Bill & Ted's Excellent Adventure's Original Title Would Have Changed Everything
People sometimes call Bill & Ted's Excellent Adventure the sleeper hit of 1989. It was the 31st highest grossing film of that year, making $40 million on a $6.5 million budget. The film starred unknowns, was made by unknowns, and very nearly didn't even get distributed when De Laurentiis Entertainment Group declared bankruptcy.
But Bill & Ted's Excellent Adventure was released, and it was a success. The characters garnered a sequel, a live-action TV series, a cartoon, and multiple comic book runs. And on August 28, 2020, Bill & Ted Face the Music will see original stars Alex Winter and Keanu Reeves return to the franchise to wrap up the story of how Wyld Stallyns' music creates a utopian society.
Bill & Ted was nearly extremely different, though. Screenwriter Ed Solomon recently unearthed the title page for the original film's first draft and posted it to Twitter. The early title? Bill and Ted's (Outstanding) Time Van.
Yes, that's right. Instead of the telephone booth in which Bill and Ted ultimately travel through time (so they can complete their history report and save the world), they nearly tooled around in a time van — a 1969 Chevrolet time van, to be exact. The change was made to avoid comparisons with another time travel franchise: Back to the Future. A van and a DeLorean were seen as too similar.
But that's not the only way Bill & Ted's Excellent Adventure was nearly completely different.

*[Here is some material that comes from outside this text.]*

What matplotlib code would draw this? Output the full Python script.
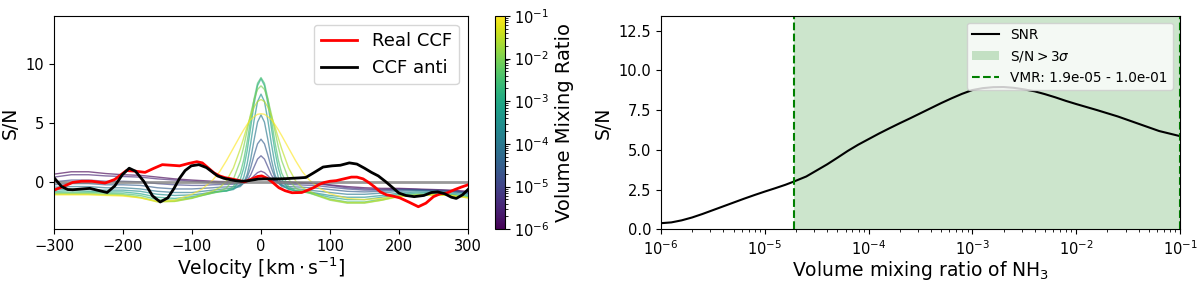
import numpy as np
import matplotlib
matplotlib.use('Agg')
import matplotlib.pyplot as plt
from matplotlib.colors import LogNorm

# model CCFs for each VMR (S/N vs velocity)
vmr_grid = [1e-6, 3.16e-6, 1e-5, 3.16e-5, 1e-4, 3.16e-4, 1e-3, 3.16e-3, 1e-2, 3.16e-2, 1e-1]
model_v = [-300, -275, -250, -225, -200, -175, -150, -125, -100, -85, -70, -60, -50, -40, -30,
           -25, -20, -15, -10, -5, 0, 5, 10, 15, 20, 25, 30, 40, 50, 60, 70, 85, 100, 125,
           150, 175, 200, 225, 250, 275, 300]
ccf_1e6 = [0.7, 0.9, 0.9, 0.75, 0.65, 0.6, 0.45, 0.3, 0.2, 0.15, 0.1, 0.08, 0.07, 0.06, 0.08,
           0.11, 0.16, 0.22, 0.28, 0.33, 0.35, 0.33, 0.28, 0.22, 0.16, 0.11, 0.08, 0.05, 0.0,
           -0.02, -0.05, -0.1, -0.2, -0.35, -0.45, -0.5, -0.5, -0.55, -0.6, -0.65, -0.75]
ccf_3e6 = [0.45, 0.65, 0.65, 0.55, 0.5, 0.45, 0.3, 0.2, 0.1, 0.05, 0.0, -0.03, -0.04, -0.05, -0.04,
           -0.01, 0.09, 0.27, 0.56, 0.83, 0.95, 0.83, 0.56, 0.27, 0.09, -0.01, -0.04, -0.05, -0.07,
           -0.08, -0.1, -0.15, -0.25, -0.45, -0.55, -0.6, -0.55, -0.6, -0.65, -0.7, -0.8]
ccf_1e5 = [0.05, 0.2, 0.2, 0.1, 0.1, 0.05, -0.1, -0.2, -0.25, -0.25, -0.2, -0.18, -0.17, -0.15, -0.12,
           -0.05, 0.18, 0.63, 1.31, 1.97, 2.25, 1.97, 1.31, 0.63, 0.18, -0.05, -0.12, -0.16, -0.19,
           -0.22, -0.25, -0.3, -0.4, -0.55, -0.65, -0.65, -0.6, -0.6, -0.65, -0.7, -0.85]
ccf_3e5 = [-0.2, -0.1, -0.1, -0.2, -0.2, -0.25, -0.45, -0.55, -0.55, -0.5, -0.45, -0.4, -0.38, -0.35, -0.25,
           -0.05, 0.42, 1.23, 2.3, 3.26, 3.65, 3.26, 2.3, 1.23, 0.42, -0.05, -0.25, -0.35, -0.38,
           -0.4, -0.45, -0.5, -0.6, -0.75, -0.8, -0.75, -0.65, -0.65, -0.7, -0.75, -0.9]
ccf_1e4 = [-0.4, -0.35, -0.35, -0.45, -0.45, -0.55, -0.75, -0.85, -0.85, -0.75, -0.65, -0.58, -0.54, -0.49, -0.35,
           -0.03, 0.69, 1.95, 3.6, 5.09, 5.7, 5.09, 3.6, 1.95, 0.69, -0.03, -0.35, -0.49, -0.54,
           -0.58, -0.65, -0.75, -0.85, -1.0, -1.0, -0.9, -0.75, -0.7, -0.75, -0.8, -0.95]
ccf_3e4 = [-0.6, -0.55, -0.6, -0.65, -0.65, -0.75, -1.0, -1.1, -1.05, -0.95, -0.8, -0.73, -0.7, -0.6, -0.2,
           0.45, 1.6, 3.29, 5.23, 6.83, 7.45, 6.83, 5.23, 3.29, 1.6, 0.45, -0.2, -0.6, -0.7,
           -0.73, -0.8, -0.95, -1.1, -1.25, -1.25, -1.1, -0.9, -0.8, -0.85, -0.9, -1.05]
ccf_1e3 = [-0.75, -0.7, -0.75, -0.8, -0.8, -0.95, -1.25, -1.35, -1.2, -1.05, -0.85, -0.78, -0.73, -0.54, 0.25,
           1.22, 2.7, 4.62, 6.62, 8.17, 8.75, 8.17, 6.62, 4.62, 2.7, 1.22, 0.25, -0.54, -0.73,
           -0.78, -0.85, -1.05, -1.25, -1.45, -1.45, -1.25, -1.0, -0.9, -0.9, -1.0, -1.15]
ccf_3e3 = [-0.85, -0.85, -0.85, -0.9, -0.95, -1.1, -1.45, -1.5, -1.3, -1.1, -0.9, -0.79, -0.7, -0.36, 0.77,
           1.91, 3.46, 5.28, 7.06, 8.37, 8.85, 8.37, 7.06, 5.28, 3.46, 1.91, 0.77, -0.36, -0.7,
           -0.79, -0.9, -1.15, -1.4, -1.65, -1.65, -1.4, -1.1, -1.0, -1.0, -1.05, -1.2]
ccf_1e2 = [-0.95, -0.95, -0.95, -1.0, -1.05, -1.25, -1.6, -1.6, -1.35, -1.1, -0.89, -0.74, -0.47, 0.27, 1.84,
           3.03, 4.39, 5.78, 7.0, 7.85, 8.15, 7.85, 7.0, 5.78, 4.39, 3.03, 1.84, 0.27, -0.47,
           -0.74, -0.89, -1.2, -1.5, -1.75, -1.75, -1.5, -1.15, -1.05, -1.05, -1.1, -1.25]
ccf_3e2 = [-1.0, -1.0, -1.0, -1.05, -1.1, -1.3, -1.65, -1.6, -1.3, -1.04, -0.74, -0.44, 0.14, 1.22, 2.83,
           3.77, 4.74, 5.63, 6.36, 6.83, 7.0, 6.83, 6.36, 5.63, 4.74, 3.77, 2.83, 1.22, 0.14,
           -0.44, -0.74, -1.14, -1.45, -1.7, -1.7, -1.5, -1.2, -1.1, -1.05, -1.1, -1.3]
ccf_1e1 = [-1.05, -1.05, -1.05, -1.1, -1.15, -1.3, -1.6, -1.5, -1.0, -0.55, 0.2, 0.9, 1.85, 2.9, 3.95,
           4.45, 4.9, 5.3, 5.55, 5.75, 5.8, 5.75, 5.55, 5.3, 4.9, 4.45, 3.95, 2.9, 1.85,
           0.9, 0.2, -0.5, -0.95, -1.35, -1.45, -1.35, -1.15, -1.1, -1.05, -1.1, -1.3]
model_ccfs = [ccf_1e6, ccf_3e6, ccf_1e5, ccf_3e5, ccf_1e4, ccf_3e4,
              ccf_1e3, ccf_3e3, ccf_1e2, ccf_3e2, ccf_1e1]

# observed CCF and anti-CCF
real_v = [-300, -285, -273, -260, -245, -226, -212, -195, -182, -168, -155, -143, -130, -118, -105,
          -93, -85, -76, -68, -60, -52, -43, -35, -24, -13, -5, 1, 9, 17, 26, 35, 45, 59, 68, 76,
          85, 92, 100, 109, 120, 131, 139, 148, 156, 164, 173, 182, 191, 201, 214, 228, 239, 250,
          260, 269, 281, 290, 300]
real_ccf = [-0.65, -0.3, 0.0, 0.1, 0.1, -0.05, 0.25, 1.0, 0.95, 0.85, 1.2, 1.5, 1.45, 1.4, 1.6,
            1.75, 1.65, 1.2, 0.8, 0.55, 0.4, 0.3, 0.2, 0.05, 0.3, 0.5, 0.55, 0.35, 0.0, -0.45, -0.7,
            -0.87, -0.85, -0.65, -0.45, -0.15, 0.0, 0.1, 0.15, 0.3, 0.45, 0.45, 0.3, 0.0, -0.35, -0.8,
            -1.05, -1.15, -1.3, -1.65, -2.05, -1.75, -1.2, -0.95, -0.9, -0.6, -0.4, -0.2]
anti_v = [-300, -289, -280, -273, -259, -248, -234, -223, -212, -201, -191, -182, -170, -157, -146,
          -135, -126, -118, -110, -101, -90, -79, -71, -63, -54, -46, -37, -29, -21, -13, -4, 4, 15,
          26, 36, 45, 55, 65, 76, 90, 103, 115, 128, 139, 150, 160, 170, 181, 190, 200, 210, 222,
          236, 247, 256, 266, 276, 283, 292, 300]
anti_ccf = [0.4, -0.35, -0.6, -0.62, -0.55, -0.5, -0.7, -0.85, -0.3, 0.65, 1.2, 0.95, 0.1, -1.15, -1.65,
            -1.3, -0.5, 0.35, 1.0, 1.4, 1.5, 1.25, 0.9, 0.55, 0.35, 0.25, 0.15, 0.1, 0.12, 0.2, 0.28,
            0.3, 0.3, 0.3, 0.32, 0.35, 0.38, 0.42, 0.8, 1.3, 1.4, 1.45, 1.65, 1.55, 1.2, 0.85, 0.55,
            0.05, -0.4, -0.9, -1.1, -1.2, -1.1, -0.85, -0.8, -0.95, -1.25, -1.35, -1.05, -0.6]

# peak S/N as a function of VMR (log10 of VMR)
snr_logvmr = [-6.0, -5.9, -5.8, -5.7, -5.6, -5.5, -5.4, -5.3, -5.2, -5.1, -5.0, -4.9, -4.8, -4.72,
              -4.6, -4.5, -4.4, -4.3, -4.2, -4.1, -4.0, -3.9, -3.8, -3.7, -3.6, -3.5, -3.4, -3.3,
              -3.2, -3.1, -3.0, -2.9, -2.8, -2.7, -2.6, -2.5, -2.4, -2.3, -2.2, -2.1, -2.0, -1.9,
              -1.8, -1.7, -1.6, -1.5, -1.4, -1.3, -1.2, -1.1, -1.0]
snr = [0.38, 0.43, 0.56, 0.74, 0.96, 1.2, 1.44, 1.68, 1.92, 2.15, 2.37, 2.58, 2.8, 3.0,
       3.32, 3.7, 4.08, 4.5, 4.93, 5.32, 5.67, 6.02, 6.35, 6.67, 6.98, 7.3, 7.62, 7.94,
       8.24, 8.52, 8.76, 8.88, 8.94, 8.95, 8.9, 8.8, 8.68, 8.5, 8.3, 8.08, 7.88, 7.69,
       7.5, 7.3, 7.1, 6.87, 6.64, 6.41, 6.18, 6.02, 5.86]
vmr_low = 1.9e-5
vmr_high = 1.0e-1

fig = plt.figure(figsize=(12, 2.83), dpi=100)

# Left panel: CCFs
ax1 = fig.add_axes([0.045, 0.19, 0.345, 0.754])
norm = LogNorm(vmin=1e-6, vmax=1e-1)
cmap = plt.get_cmap('viridis')
for vmr, ccf in zip(vmr_grid, model_ccfs):
    ax1.plot(model_v, ccf, color=cmap(norm(vmr)), lw=1, alpha=0.65)
ax1.axhline(0, color='gray', lw=2, alpha=0.8)
ax1.plot(real_v, real_ccf, color='red', lw=2, label='Real CCF')
ax1.plot(anti_v, anti_ccf, color='black', lw=2, label='CCF anti')
ax1.set_xlim(-300, 300)
ax1.set_ylim(-3.95, 14.06)
ax1.set_yticks([0, 5, 10])
ax1.tick_params(labelsize=10.5)
ax1.set_xlabel(r'Velocity [$\mathrm{km\cdot s^{-1}}$]', fontsize=13.5, labelpad=1)
ax1.set_ylabel('S/N', fontsize=13.5)
ax1.legend(loc='upper right', fontsize=13)

cax = fig.add_axes([0.4125, 0.19, 0.008, 0.754])
sm = plt.cm.ScalarMappable(norm=norm, cmap=cmap)
cb = fig.colorbar(sm, cax=cax)
cb.ax.tick_params(labelsize=10.5)
cb.set_label('Volume Mixing Ratio', fontsize=14)

# Right panel: S/N vs VMR
ax2 = fig.add_axes([0.5508, 0.19, 0.4325, 0.754])
ax2.plot(10 ** np.array(snr_logvmr), snr, color='black', lw=1.5, label='SNR')
ax2.axvspan(vmr_low, vmr_high, color='green', alpha=0.2, lw=0, label=r'S/N$>3\sigma$')
ax2.axvline(vmr_low, color='g', ls='--', lw=1.5,
            label='VMR: %.1e - %.1e' % (vmr_low, vmr_high))
ax2.axvline(vmr_high, color='g', ls='--', lw=1.5)
ax2.set_xscale('log')
ax2.set_xlim(1e-6, 1e-1)
ax2.set_ylim(0, 13.43)
ax2.set_yticks([0, 2.5, 5, 7.5, 10, 12.5])
ax2.tick_params(labelsize=10.5)
ax2.set_xlabel(r'Volume mixing ratio of NH$_3$', fontsize=13.5, labelpad=1)
ax2.set_ylabel('S/N', fontsize=13.5)
ax2.legend(loc='upper right', fontsize=9.8)

fig.savefig('out.png', dpi=100)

Time traveling in a van to meet... Hitler?
Hop in our Totally Tubular Parallel Universe Hopping Website and let's take a gander at the Bill & Ted movie we nearly got. In addition to the title and the method of travel, Bill and Ted themselves were nearly completely different dudes.
Writers Ed Solomon and Chris Matheson originally conceived Bill and Ted as "14-year-old skinny guys, with low-rider bell-bottoms and heavy metal T-shirts" who were hated by their classmates. Considering Pauly Shore was up for the role of Bill S. Preston, you can almost see where they were going with that idea. Thankfully, Reeves and Winter linked up early during auditions and cultivated the versions of the characters we wound up seeing in the final film.
Another massive change from the original story is who Bill and Ted first nab in the time traveling adventures. In the movie, Napoleon Bonaparte accidentally hitches a ride in the time machine and winds up kicking it around San Dimas, eating sundaes, getting thrown out of bowling alleys, and going to water parks. In an earlier draft, there was a very different historical figure in that role — Adolf Hitler. Let's be honest — it's very good that they changed that idea to Napoleon.
Speaking of historical figures, Bill and Ted were originally scripted to meet Charlemagne and Babe Ruth. There was also a subplot in which Bill and Ted's classmates accidentally kill Julius Caesar. Suffice to say, things would have been very different if Bill and Ted had traveled by van instead of by phone booth. The Rufus who gave them the van from wouldn't have even been from the future — he'd just have been a 28-year-old friend. Weird!
Bill and Ted Face the Music is in theaters and on VOD beginning August 28, 2020.